Anyhow, it seems like a good idea to quote Dworkin on this. I don't see her saying anywhere that a woman who wears makeup is a "bad feminist" or can't be a feminist. Her argument is that the beauty standards that are forced upon us mean that women aren't free:
"Standards of beauty describe in precise terms the relationship that an individual will have to her own body. They prescribe her mobility, spontaneity, posture, gait, the uses to which she can put her body. They define precisely the dimensions of her physical freedom. And, of course, the relationship between physical freedom and psychological development, intellectual possibility, and creative potential is an umbilical one.

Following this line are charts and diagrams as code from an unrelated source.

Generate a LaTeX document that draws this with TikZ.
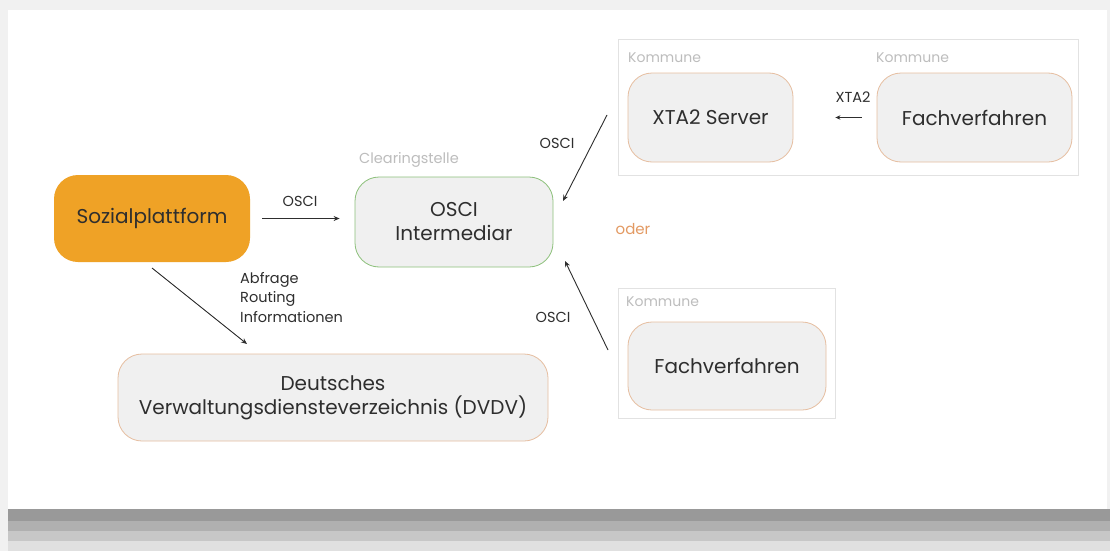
\documentclass[tikz,border=0pt]{standalone}
\usepackage{fontspec}
\setmainfont{Poppins}
\usetikzlibrary{arrows.meta}
\definecolor{bgout}{HTML}{F1F1F1}
\definecolor{orangefill}{HTML}{EFA226}
\definecolor{boxfill}{HTML}{F0F0F0}
\definecolor{peach}{HTML}{E6BEA0}
\definecolor{greenb}{HTML}{8CC07A}
\definecolor{txt}{HTML}{2E2E2E}
\definecolor{faint}{HTML}{BDBDBD}
\definecolor{framegray}{HTML}{E2E2E2}
\definecolor{oderc}{HTML}{E39A63}
\tikzset{
  box/.style={draw=peach, line width=0.8pt, fill=boxfill, rounded corners=24pt, align=center, text=txt, font=\fontsize{20}{24}\selectfont, inner sep=0pt},
  lbl/.style={text=txt, font=\fontsize{14.5}{17}\selectfont, inner sep=0pt},
  faintlbl/.style={text=faint, font=\fontsize{14}{17}\selectfont, inner sep=0pt},
  conn/.style={-{Stealth[length=6pt,width=5pt]}, line width=0.9pt, draw=txt},
  frame/.style={draw=framegray, line width=1pt}
}
\begin{document}
\begin{tikzpicture}[x=1pt,y=-1pt]
% background
\fill[bgout] (0,0) rectangle (1110,551);
\fill[white] (8,10) rectangle (1107,509);
\fill[white!60!black] (8,509) rectangle (1110,521);
\fill[white!69!black] (8,521) rectangle (1110,531);
\fill[white!78!black] (8,531) rectangle (1110,541);
\fill[white!88!black] (8,541) rectangle (1110,551);
\fill[bgout] (0,509) rectangle (8,551);
\useasboundingbox (0,0) rectangle (1110,551);

% containers
\node[frame, minimum width=460pt, minimum height=135pt, inner sep=0pt] (kom1) at (848,107.5) {};
\node[frame, minimum width=217pt, minimum height=130pt, inner sep=0pt] (kom2) at (726.5,353) {};
\node[faintlbl, anchor=west] (k1) at (628,58) {Kommune};
\node[faintlbl, anchor=west] (k2) at (876,58) {Kommune};
\node[faintlbl, anchor=west] (k3) at (626,302) {Kommune};

% main boxes
\node[box, draw=none, fill=orangefill, minimum width=196pt, minimum height=87pt] (soz) at (152,218.5) {Sozialplattform};
\node[box, draw=greenb, minimum width=198pt, minimum height=90pt] (osci) at (454,222) {OSCI\\Intermediar};
\node[box, minimum width=165pt, minimum height=89pt] (xta) at (710.5,117.5) {XTA2 Server};
\node[box, minimum width=195pt, minimum height=89pt] (fach1) at (974.5,117.5) {Fachverfahren};
\node[box, minimum width=198pt, minimum height=88pt] (fach2) at (727,366) {Fachverfahren};
\node[box, minimum width=430pt, minimum height=87pt] (dvdv) at (333,397.5) {Deutsches\\Verwaltungsdiensteverzeichnis (DVDV)};

\node[faintlbl, font=\fontsize{14.5}{17}\selectfont] (clear) at (409,160) {Clearingstelle};
\node[text=oderc, font=\fontsize{15}{17}\selectfont, inner sep=0pt] (oder) at (633,229) {oder};

% connectors
\draw[conn, shorten <=12pt, shorten >=15pt] (soz.east) -- (soz.east -| osci.west);
\node[lbl] (l1) at (300,201) {OSCI};

\coordinate (t1s) at (607,115);
\coordinate (t1e) at (563,201);
\draw[conn] (t1s) -- (t1e);
\node[lbl] (l2) at (557,143) {OSCI};

\coordinate (t2s) at (608,350);
\coordinate (t2e) at (565,261);
\draw[conn] (t2s) -- (t2e);
\node[lbl] (l3) at (553,317) {OSCI};

\draw[conn, shorten <=15pt, shorten >=42pt, -{Stealth[length=5pt,width=4.5pt]}] (fach1.west) -- (xta.east);
\node[lbl] (l4) at (853,97) {XTA2};

\coordinate (d1s) at (152,268);
\coordinate (d1e) at (247,344);
\draw[conn] (d1s) -- (d1e);
\node[lbl, anchor=north west, align=left, font=\fontsize{14.5}{19.5}\selectfont] (l5) at (240,272) {Abfrage\\Routing\\Informationen};
\end{tikzpicture}
\end{document}
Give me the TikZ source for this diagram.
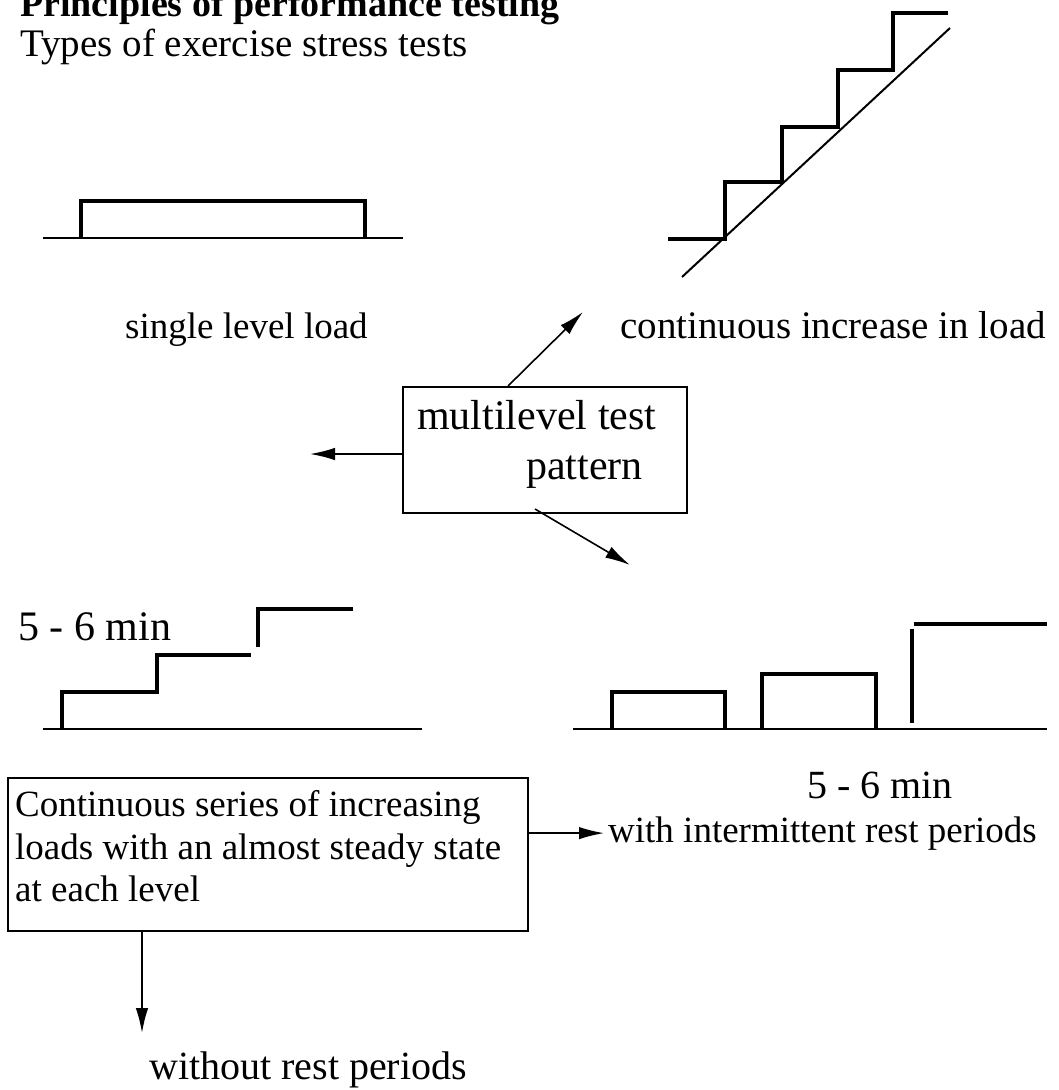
\documentclass[tikz,border=0pt]{standalone}
\usepackage{fontspec}
\setmainfont{Liberation Serif}
\usetikzlibrary{arrows.meta}
\begin{document}
\begin{tikzpicture}[x=1pt,y=-1pt,
  axisline/.style={line width=2pt},
  loadline/.style={line width=4.5pt},
  boxed/.style={draw,line width=2pt,inner sep=0pt},
  arr/.style={line width=1.6pt,-{Latex[length=25pt,width=12.5pt]}},
  txt/.style={anchor=base west,inner sep=0pt,font=\fontsize{37}{43}\selectfont}]
\useasboundingbox (0,0) rectangle (1058,1090);
% titles
\node[txt,font=\bfseries\fontsize{38}{44}\selectfont] (title) at (20,16) {Principles of performance testing};
\node[txt,font=\fontsize{39}{46}\selectfont] (sub) at (20,56) {Types of exercise stress tests};
% single level load
\draw[axisline] (43,238) -- (403,238);
\draw[loadline] (81,238) -- (81,201) -- (365,201) -- (365,238);
\node[txt] (sll) at (125,338) {single level load};
% continuous increase
\draw[axisline] (682,277) -- (950,28);
\draw[loadline] (668,239) -- (725,239) -- (725,182) -- (782,182) -- (782,127) -- (838,127) -- (838,70) -- (893,70) -- (893,13) -- (948,13);
\node[txt,font=\fontsize{39}{45}\selectfont] (cil) at (620,338) {continuous increase in load};
% multilevel box
\node[boxed,minimum width=284pt,minimum height=126pt] (ml) at (545,450) {};
\node[txt,font=\fontsize{42}{50}\selectfont] (ml1) at (417,429) {multilevel test};
\node[txt,font=\fontsize{42}{50}\selectfont] (ml2) at (526,479) {pattern};
\coordinate (upend) at (583,312);
\coordinate (leftend) at (310,454);
\coordinate (downend) at (630,565);
\draw[arr] ([xshift=106pt]ml.north west) -- (upend);
\draw[arr] ([yshift=-4pt]ml.west) -- (leftend);
\draw[arr] ([xshift=133pt,yshift=5pt]ml.south west) -- (downend);
% stepwise without rest
\node[txt,font=\fontsize{42}{50}\selectfont] (t56a) at (18,640) {5 - 6 min};
\draw[axisline] (43,729) -- (422,729);
\draw[loadline] (62,729) -- (62,692) -- (157,692) -- (157,655) -- (251,655);
\draw[loadline] (258,647) -- (258,609) -- (353,609);
% intermittent
\draw[axisline] (573,729) -- (1047,729);
\draw[loadline] (612,729) -- (612,692) -- (725,692) -- (725,729);
\draw[loadline] (762,729) -- (762,674) -- (876,674) -- (876,729);
\draw[loadline] (912,723) -- (912,629);
\draw[loadline] (914,624) -- (1047,624);
\node[txt,font=\fontsize{40}{48}\selectfont] (t56b) at (807,798) {5 - 6 min};
\node[txt] (wirp) at (608,842) {with intermittent rest periods};
% continuous series box
\node[boxed,minimum width=520pt,minimum height=153pt] (cs) at (268,854.5) {};
\node[txt] (cs1) at (15,816) {Continuous series of increasing};
\node[txt] (cs2) at (15,859) {loads with an almost steady state};
\node[txt] (cs3) at (15,901) {at each level};
\draw[arr,shorten >=4pt] (cs.east |- wirp.west) -- (wirp.west);
\coordinate (dend) at (142,1033);
\node[txt,font=\fontsize{40}{48}\selectfont] (wrp) at (149,1079) {without rest periods};
\draw[arr] (cs.south -| dend) -- (dend);
\end{tikzpicture}
\end{document}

"In our culture not one part of a woman's body is left untouched, unaltered,. No feature or extremity is spared the art, or pain of improvement. Hair is dyed, lacquered, straightened, permanented; eyebrows are plucked, penciled, dyed; eyes are lined, mascared, shadowed; lashes are curled or false - from head to toe, every feature of a woman's face, every section of her body, is subject to modification, alteration. This alteration is an ongoing repetitive process. It is vital to the economy, the major substance of male-female role differentiation, the most immediate physical and psychological reality of being a woman. From the age of 11 or 12 until she dies, a woman will spend a large part of her time and money, and energy of binding, plucking, painting and deoderizing herself.
"....Pain is an essential part of the grooming process, and that is not accidental. Plucking the eyebrows, shaving under the arms, wearing a girdle, learning to walk in high-heeled shoes, having one's nose fixed, straightening or curling one's hair - these things hurt. The pain, of course, teaches an important lesson: no price is too great, no process to repulsive no operation too painful for the woman who would be beautiful. The tolerance of pain and the romanticisation of that tolerance begins here, in preadolescence, in socialization, and serves to prepare women for lives of childbearing, self-abnegation and husband-pleasing.
"....Men of course like a woman who "takes care of herself'. The male response to the woman who is made-up and bound is a learned fetish, societal in its dimensions. One need only refer to the male idealization of the bound foot and say that the same dynamic is operating here. Romance based on role differentiation, superiority based on a culturally determined and rigidly enforced inferiority, shame and guilt and fear of women and sex itself: all necessitate the perpetuation of these oppressive grooming imperatives.
"...A first step in the process of liberation (women from their oppression, men from the unfreedom of their fetishism) is the radical redefining of the relationship between women and their bodies. The body must be freed, liberated quite literally: from paint and girdles and all varieties of crap. Women must stop mutilating their bodies and start living in them. Perhaps the notion of beauty which will then organically emerge will be truly democratic and demonstrate a respect for human life in its infinite, and most honorable, variety."